Provided by Bill Laurie
|Quebec: How the Vietnam War Brought Family Here|
|The Gazette, July 31, 2012|
MONTREAL - Twenty-one years ago this summer, my wife and I arrived in Montreal from Vietnam with three sons aged 17, 10 and 8. We had no future in our country of origin. As a former officer in the old South Vietnamese army, I spent six years in a Viet Cong concentration camp and after the war was subjected to a lot of discrimination, as were other members of my family.

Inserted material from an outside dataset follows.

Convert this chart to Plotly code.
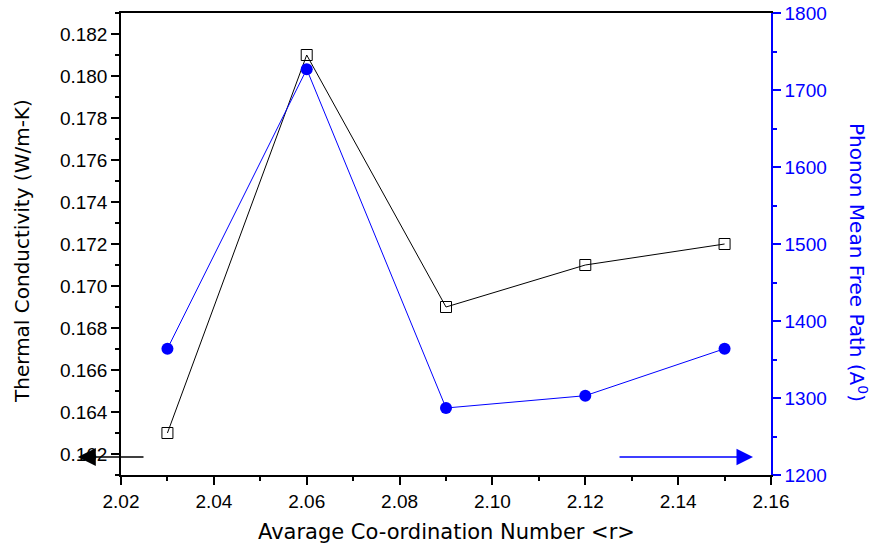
import plotly.graph_objects as go

coord_number = [2.03, 2.06, 2.09, 2.12, 2.15]
thermal_cond = [0.163, 0.181, 0.169, 0.171, 0.172]
mean_free_path = [1364, 1727, 1287, 1303, 1364]

FONT = "Liberation Sans, Arial, sans-serif"
TFONT = "DejaVu Sans, Liberation Sans, sans-serif"
BLUE = "#0000ff"

fig = go.Figure()
fig.add_trace(go.Scatter(
    x=coord_number, y=thermal_cond, mode="lines+markers",
    line=dict(color="black", width=1),
    marker=dict(symbol="square-open", size=11, color="black", line=dict(width=1)),
    showlegend=False, cliponaxis=False))
fig.add_trace(go.Scatter(
    x=coord_number, y=mean_free_path, mode="lines+markers", yaxis="y2",
    line=dict(color=BLUE, width=1),
    marker=dict(symbol="circle", size=12, color=BLUE),
    showlegend=False, cliponaxis=False))

fig.update_layout(
    width=875, height=550,
    margin=dict(l=121, r=104, t=13, b=75),
    plot_bgcolor="white", paper_bgcolor="white",
    font=dict(family=FONT, size=19, color="black"),
    xaxis=dict(range=[2.02, 2.16], dtick=0.02, tickformat=".2f", automargin=False,
               showline=True, linecolor="black", linewidth=1.5, mirror=True,
               ticks="outside", ticklen=8, tickwidth=1.5, tickcolor="black",
               minor=dict(dtick=0.01, ticks="outside", ticklen=4, tickwidth=1.5, tickcolor="black"),
               showgrid=False, zeroline=False),
    yaxis=dict(range=[0.161, 0.183], dtick=0.002, tick0=0.162, tickformat=".3f", automargin=False,
               showline=True, linecolor="black", linewidth=1.5,
               ticks="outside", ticklen=8, tickwidth=1.5, tickcolor="black",
               minor=dict(dtick=0.001, ticks="outside", ticklen=4, tickwidth=1.5, tickcolor="black"),
               showgrid=False, zeroline=False),
    yaxis2=dict(range=[1200, 1800], dtick=100, overlaying="y", side="right", automargin=False,
                showline=True, linecolor=BLUE, linewidth=1.5,
                ticks="outside", ticklen=8, tickwidth=1.5, tickcolor=BLUE,
                minor=dict(dtick=50, ticks="outside", ticklen=4, tickwidth=1.5, tickcolor=BLUE),
                tickfont=dict(color=BLUE), showgrid=False, zeroline=False),
)

# axis titles
fig.add_annotation(xref="paper", yref="paper", x=0.5, y=-0.1234,
                   xanchor="center", yanchor="middle",
                   text="Avarage Co-ordination Number &lt;r&gt;",
                   showarrow=False, font=dict(family=TFONT, size=21, color="black"))
fig.add_annotation(xref="paper", yref="paper", x=-0.1523, y=0.485,
                   xanchor="center", yanchor="middle",
                   text="Thermal Conductivity (W/m-K)", textangle=-90,
                   showarrow=False, font=dict(family=TFONT, size=20, color="black"))
fig.add_annotation(xref="paper", yref="paper", x=1.134, y=0.461,
                   xanchor="center", yanchor="middle",
                   text="Phonon Mean Free Path (A<sup>0</sup>)", textangle=90,
                   showarrow=False, font=dict(family=TFONT, size=20, color=BLUE))

# direction arrows
fig.add_annotation(xref="x", yref="y", x=2.0107, y=0.161857, ax=2.02517, ay=0.161857,
                   axref="x", ayref="y", text="", showarrow=True,
                   arrowhead=2, arrowsize=2.4, arrowwidth=1.5, arrowcolor="black")
fig.add_annotation(xref="x", yref="y", x=2.15612, y=0.161857, ax=2.12705, ay=0.161857,
                   axref="x", ayref="y", text="", showarrow=True,
                   arrowhead=2, arrowsize=2.2, arrowwidth=1.5, arrowcolor=BLUE)

fig.write_html("out.html", config={"displayModeBar": False},
               post_script="document.body.style.margin='0px';")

We came to Montreal as landed immigrants sponsored by my brother, a naturalized Canadian who had come here in 1973 as an international student, graduated from McGill University and went on to work for Pratt & Whitney. He brought in my mother and sister in 1980, another one of my sisters in 1981 and then me and my family in 1991.
As soon as we arrived, we rushed to look for work to support ourselves and raise our children. Although we found a decent place to live in Côte des Neiges, everything was so foreign to us at first – the weather, language, food, clothing, transportation, entertainment. Our main priority was a good education for our boys.
All three of our boys attended French public schools before university. Our eldest son graduated from McGill in 2000, and is now working in Ontario for the steel company Dofasco. Our middle son graduated from Concordia University in 2005 and is now working for Telus in the West Island. Our youngest son graduated from McGill in 2007 and is now working for an oil company in Fort McMurray, Alta. Looking back, we can’t help but feel extremely proud of them for their achievements, which they have earned by the sweat of their brow, with very little help from their parents.
As factory workers, my wife and I were hardly ever late for work; and almost never did we call in sick. I don’t remember ever being chastised for laxity at work; in fact, in my last factory job before retirement, at Helix Uniform Ltd. in Lachine, I was one of the few employees who got bonuses.
Throughout our working years, we never took long or expensive vacations. We made do with daylong excursions to local attractions, or those in neighbouring provinces. We did not drink, nor did we smoke. And neither did we ever do drugs; we only did windows!
Twenty-one years after we came to Quebec, my wife and I now look at our sons and see how through their hard work they are contributing to the general welfare of this Belle Province and this wonderful country, Canada. Every day, through this very same hard work, they are also expressing our sincere thanks for our new lives here. As elderly parents, we can’t say thank you any more concretely than that.
Du Van Trinh is a former South Vietnamese military officer who came to Montreal in 1991 and is now retired and living in St. Laurent.